Typically by the end of the spring semester, college students are tired, worn-out, and, above all things, relieved. We've survived and can finally take a second to breathe (at least until work reminds us that we have a shift in half an hour, and we do actually need to make money). It's the end of the semester and most of us have picked our classes and housing for next fall. This time, though, I'm graduating, and I'm not so much relieved that I've gotten through these four years (and I know for a lot of us at Bridgewater, it's more like five) but really incredibly anxious. There's an irony to things ending in spring, the season we usually associate with either birth or renewal.

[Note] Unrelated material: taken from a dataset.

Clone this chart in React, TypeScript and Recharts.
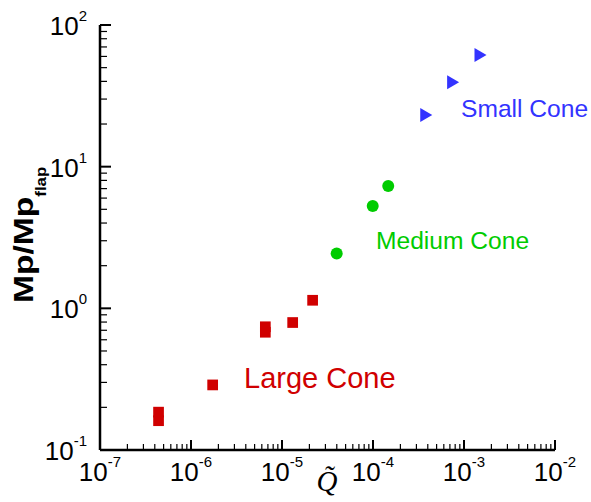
import React from 'react';
import { ScatterChart, Scatter, XAxis, YAxis } from 'recharts';

const FONT = '"Liberation Sans", Arial, Helvetica, sans-serif';

// Data (log-log)
const largeCone = [
  { x: 4.4e-7, y: 0.185 },
  { x: 4.4e-7, y: 0.161 },
  { x: 1.73e-6, y: 0.288 },
  { x: 6.56e-6, y: 0.741 },
  { x: 6.56e-6, y: 0.678 },
  { x: 1.31e-5, y: 0.794 },
  { x: 2.17e-5, y: 1.14 },
];
const mediumCone = [
  { x: 3.99e-5, y: 2.44 },
  { x: 9.93e-5, y: 5.27 },
  { x: 1.47e-4, y: 7.3 },
];
const smallCone = [
  { x: 3.8e-4, y: 23.2 },
  { x: 7.5e-4, y: 39.4 },
  { x: 1.5e-3, y: 61.4 },
];

// Tick definitions
const xDecades = [-7, -6, -5, -4, -3, -2];
const yDecades = [-1, 0, 1, 2];
const minorMultipliers = [2, 3, 4, 5, 6, 7, 8, 9];

const buildTicks = (decades: number[]) => {
  const t: number[] = [];
  decades.forEach((d, i) => {
    t.push(Math.pow(10, d));
    if (i < decades.length - 1) {
      minorMultipliers.forEach((m) => t.push(m * Math.pow(10, d)));
    }
  });
  return t;
};
const xTicks = buildTicks(xDecades);
const yTicks = buildTicks(yDecades);

const RED = '#d00000';
const GREEN = '#00cc00';
const BLUE = '#3333ff';

const isMajor = (v: number) => {
  const e = Math.log10(v);
  return Math.abs(e - Math.round(e)) < 1e-6;
};

const XTick = (props: any) => {
  const { x, y, payload } = props;
  const v = payload.value;
  const major = isMajor(v);
  const e = Math.round(Math.log10(v));
  return (
    <g>
      <line x1={x} x2={x} y1={y} y2={y - (major ? 10 : 6)} stroke="#000" strokeWidth={major ? 2 : 1.2} />
      {major && (
        <text x={x} y={y + 31} textAnchor="middle" fontFamily={FONT} fontSize={26} fill="#000">
          10<tspan dy={-14} fontSize={15}>{String(e)}</tspan>
        </text>
      )}
    </g>
  );
};

const YTick = (props: any) => {
  const { x, y, payload } = props;
  const v = payload.value;
  const major = isMajor(v);
  const e = Math.round(Math.log10(v));
  return (
    <g>
      <line x1={x} x2={x + (major ? 11 : 7)} y1={y} y2={y} stroke="#000" strokeWidth={major ? 2 : 1.2} />
      {major && (
        <text x={x - 13} y={y + 10} textAnchor="end" fontFamily={FONT} fontSize={26} fill="#000">
          10<tspan dy={-14} fontSize={15}>{String(e)}</tspan>
        </text>
      )}
    </g>
  );
};

const SquareShape = (props: any) => {
  const { cx, cy } = props;
  const s = 10.7;
  return <rect x={cx - s / 2} y={cy - s / 2} width={s} height={s} fill={RED} />;
};
const CircleShape = (props: any) => {
  const { cx, cy } = props;
  return <circle cx={cx} cy={cy} r={6} fill={GREEN} />;
};
const TriangleShape = (props: any) => {
  const { cx, cy } = props;
  const pts = `${cx - 5.5},${cy - 7} ${cx + 6.5},${cy} ${cx - 5.5},${cy + 7}`;
  return <polygon points={pts} fill={BLUE} />;
};

export default function App() {
  return (
    <div style={{ position: 'absolute', left: 0, top: 0, width: 591, height: 502, background: '#fff' }}>
      <ScatterChart width={591} height={502} margin={{ top: 25, right: 36, left: 0, bottom: 0 }}>
        <XAxis
          dataKey="x"
          type="number"
          scale="log"
          domain={[1e-7, 1e-2]}
          allowDataOverflow
          ticks={xTicks}
          interval={0}
          tickLine={false}
          tickSize={0}
          tickMargin={0}
          height={52}
          axisLine={{ stroke: '#000', strokeWidth: 2.5 }}
          tick={<XTick />}
        />
        <YAxis
          dataKey="y"
          type="number"
          scale="log"
          domain={[0.1, 100]}
          allowDataOverflow
          ticks={yTicks}
          interval={0}
          tickLine={false}
          tickSize={0}
          tickMargin={0}
          width={100}
          axisLine={{ stroke: '#000', strokeWidth: 2.5 }}
          tick={<YTick />}
        />
        <Scatter data={largeCone} shape={<SquareShape />} isAnimationActive={false} />
        <Scatter data={mediumCone} shape={<CircleShape />} isAnimationActive={false} />
        <Scatter data={smallCone} shape={<TriangleShape />} isAnimationActive={false} />
      </ScatterChart>
      <svg
        width={591}
        height={502}
        style={{ position: 'absolute', left: 0, top: 0, pointerEvents: 'none' }}
      >
        <text x={244} y={388} fontFamily={FONT} fontSize={29} fill={RED}>Large Cone</text>
        <text x={376} y={249} fontFamily={FONT} fontSize={24.6} fill={GREEN}>Medium Cone</text>
        <text x={461} y={116.5} fontFamily={FONT} fontSize={24.6} fill={BLUE}>Small Cone</text>
        <g transform="translate(33,303) rotate(-90) scale(1.2,1)">
          <text x={0} y={0} fontFamily={FONT} fontSize={28} fontWeight="bold" fill="#000">
            Mp/Mp<tspan dy={13} fontSize={14}>flap</tspan>
          </text>
        </g>
        <text x={327} y={491} textAnchor="middle" fontFamily='"Liberation Serif", "Times New Roman", serif' fontStyle="italic" fontSize={29} fill="#000">
          {'Q\u0303'}
        </text>
      </svg>
    </div>
  );
}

Graduation or commencement signifies a new beginning too, though, and I get that. I do. But for those of us going out into the "real world" (you know, like we haven't been dealing with it since the end of high school anyway), we might feel a sense of loss. I moved just as I was getting settled in at Bridgewater--I know this campus more intimately than I know the town in which I currently live. A lot of us have friends who aren't graduating with us, and while we can always visit, it's not really the same. If you've been heavily invested in the campus community (and sometimes I wish I had joined more clubs), graduating might leave you asking, "What now?"
I sympathize with last week's article from my fellow BSU writer Rebecca Lawton, who said that she hopes college won't be the best years of her life. Me too--because as great as these four years have been, I want the rest of my life to be even better.
At the same time, while the season's starting to heat up and people are starting to shed clothes at the same time trees and flowers are blooming, I can't help being scared and worried. I thought high school graduation was tough, but now that school has literally been the only thing I've known since I was five years old and I'm going to be (at least until grad school) out of class, there's so much else I need to figure out. The stakes are higher now, and this is so much harder.
What can we tell ourselves to keep from panicking? We can get into grad school. We will be able to get a job (unemployment is steadily going down). We're ready, it's time. We'll be fine. We'll be fine. We're not going to have to live with our parents forever. One day our Lord and Savior Senator Elizabeth Warren will finally be able to conquer the backbreaking load of student loan debt. There are people in the world who love us (genuinely!) and want to see us succeed. Even if we don't make anyone else proud, we'll at least have made ourselves happy. We won't let insults about our generation get us down--we know what we are better than anyone else does. Like the spring, we'll bloom and then enjoy the success of summer.
Besides, if we really end up missing college that much, we can always come back in the fall for homecoming.